One method used to prevent cross contamination of non-allergen and allergen products was scheduling. Production was segregated so that allergen containing products were produced on a separate day of the week than a non-allergen-containing products. Other companies run peanut containing products at the end of the week or the end of the last production shift. Equipment is then completely torn down and cleaned. Cleaning documentation is reviewed and verified prior to the start up of non-allergen products.
Employee awareness and training are the best defenses against unintentional allergen residues being added to products, and so it is important that personnel are trained and dedicated to allergen control.
Sample selection should be based on predetermined sampling plans. If a product contains an ingredient that is not declared on the label a sample is obtained. If a non-allergen-containing product is produced after an allergen-containing product, a sample is obtained. Or, if a change over has occurred where there is limited or no cleaning between products, a sample is obtained. Samples are obtained from the first production batch following any objectionable observation.
The sampling goal is to assist companies in defining critical control points in their process.

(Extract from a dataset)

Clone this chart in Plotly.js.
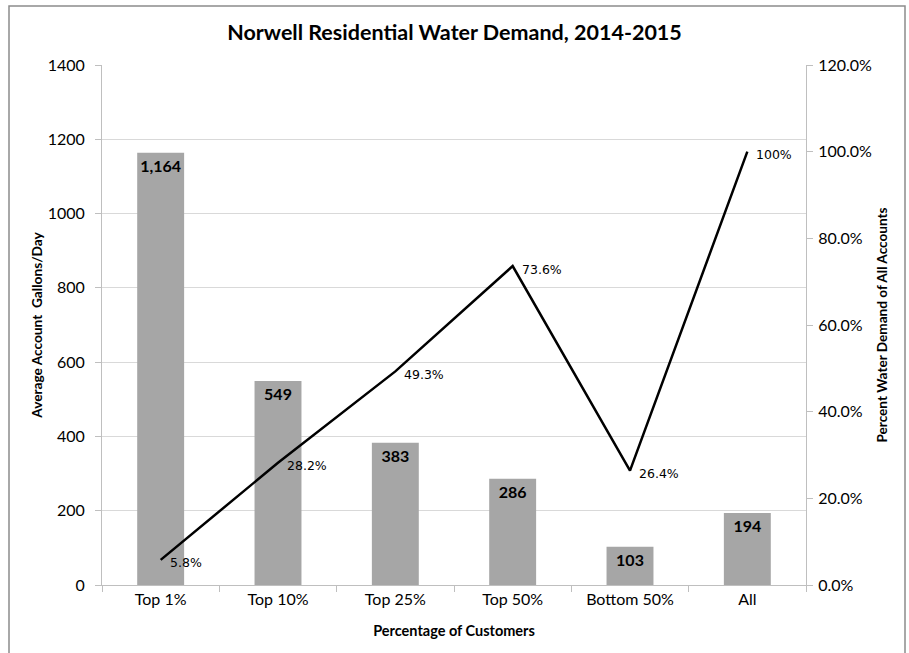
<!DOCTYPE html>
<html>
<head>
<meta charset="utf-8">
<script src="https://cdn.plot.ly/plotly-3.0.1.min.js"></script>
<style>html,body{margin:0;padding:0;background:#fff;}#chart{width:909px;height:653px;}</style>
</head>
<body>
<div id="chart"></div>
<script>
var categories = ['Top 1%', 'Top 10%', 'Top 25%', 'Top 50%', 'Bottom 50%', 'All'];
var gallonsPerDay = [1164, 549, 383, 286, 103, 194];
var percentDemand = [5.8, 28.2, 49.3, 73.6, 26.4, 100];
var percentLabels = ['5.8%', '28.2%', '49.3%', '73.6%', '26.4%', '100%'];

var FONT = 'Lato, Carlito, Calibri, "Open Sans", sans-serif';

var barTrace = {
  type: 'bar',
  x: categories,
  y: gallonsPerDay,
  width: 0.4,
  marker: {color: '#a6a6a6'},
  texttemplate: '<b>%{y:,}</b>',
  textposition: 'inside',
  insidetextanchor: 'end',
  textangle: 0,
  insidetextfont: {family: FONT, size: 16, color: '#000'},
  hoverinfo: 'skip'
};

var lineTrace = {
  type: 'scatter',
  mode: 'lines',
  x: categories,
  y: percentDemand.map(function(v){return v/100;}),
  yaxis: 'y2',
  line: {color: '#000', width: 2.5},
  hoverinfo: 'skip',
  cliponaxis: false
};

var annotations = categories.map(function(c, i){
  return {
    x: c, y: percentDemand[i] / 100, xref: 'x', yref: 'y2',
    text: percentLabels[i], showarrow: false,
    xanchor: 'left', yanchor: 'middle', xshift: 7, yshift: -3,
    font: {family: '"DejaVu Sans", sans-serif', size: 12.5, color: '#000'}
  };
});

var layout = {
  width: 909, height: 653,
  margin: {l: 102, r: 103, t: 65, b: 68},
  paper_bgcolor: '#fff', plot_bgcolor: '#fff',
  showlegend: false,
  font: {family: FONT, color: '#000'},
  title: {text: '<b>Norwell Residential Water Demand, 2014-2015</b>', font: {family: FONT, size: 21.5, color: '#000'}, x: 0.5, xanchor: 'center', y: 0.951, yanchor: 'middle'},
  xaxis: {
    type: 'category',
    showline: true, linecolor: '#bfbfbf', linewidth: 1,
    ticks: 'outside', tickson: 'boundaries', ticklen: 6, tickcolor: '#bfbfbf',
    tickfont: {family: FONT, size: 16, color: '#000'},
    title: {text: '<b>Percentage of Customers</b>', font: {family: FONT, size: 14.5, color: '#000'}, standoff: 18},
    showgrid: false
  },
  yaxis: {
    range: [0, 1400], dtick: 200,
    showline: true, linecolor: '#bfbfbf', linewidth: 1,
    ticks: 'outside', ticklen: 6, tickcolor: '#bfbfbf',
    ticklabelstandoff: 7,
    tickfont: {family: FONT, size: 16, color: '#000'},
    showgrid: true, gridcolor: '#d9d9d9', gridwidth: 1,
    zeroline: false,
    title: {text: '<b>Average Account  Gallons/Day</b>', font: {family: FONT, size: 13.7, color: '#000'}, standoff: 1}
  },
  yaxis2: {
    overlaying: 'y', side: 'right',
    range: [0, 1.2], dtick: 0.2, tickformat: '.1%',
    showline: true, linecolor: '#bfbfbf', linewidth: 1,
    ticks: 'outside', ticklen: 6, tickcolor: '#bfbfbf',
    ticklabelstandoff: 2,
    tickfont: {family: FONT, size: 16, color: '#000'},
    showgrid: false, zeroline: false,
    title: {text: '<b>Percent Water Demand of All Accounts</b>', font: {family: FONT, size: 13.6, color: '#000'}, standoff: 6}
  },
  annotations: annotations,
  shapes: [{
    type: 'rect', xref: 'paper', yref: 'paper',
    x0: (9 - 102) / 704, x1: (905 - 102) / 704,
    y0: (585 - 700) / 520, y1: (585 - 6) / 520,
    line: {color: '#8c8c8c', width: 1.5}, fillcolor: 'rgba(0,0,0,0)', layer: 'below'
  }]
};

Plotly.newPlot('chart', [barTrace, lineTrace], layout, {staticPlot: true, displayModeBar: false});
</script>
</body>
</html>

Facility deficiencies are identified. If equipment had cracks or pits, or otherwise did not appear easily cleanable, a sample is obtained.
Arrow Scientific provides a wide range of allergen kits.
Like any testing sample preparation is important. Each sample may be composited in 10 eight-ounce sub-samples.
Samples are homogenized using a "Robo Coup," and three 500-gram aliquots are reserved (labeled A, B, C). The "A" sample are used for the initial analysis. If the result from this sample is negative, the final result is negative. If the "A" sample is positive, a second chemist preforms the analysis on the "B" sample. If the result from the "B" sample is negative, the final result is negative. If the "B" sample is positive, the final result is determined to be positive. The "C" sample is reserved for further independent testing.
Industry awareness is essential in the control of potential allergen residue risk. Undeclared allergen residues can be introduced during all phases of production. Special emphasis should be placed on assessing raw materials, production scheduling, equipment design, use of rework, sanitation and in packaging and labeling. An allergen prevention plan must determine potential sources of contaminating allergens and identify appropriate controls to prevent their introduction into food products. These controls may include scheduling production of allergen-containing products at the end of manufacturing runs, appropriate labeling and proper use of rework, equipment and system-design considerations, and thorough cleaning of lines after running allergen containing food products. Proper labeling of food products, effective management of label inventories, control of ingredients from suppliers and training of employees are key factors in allergen controls.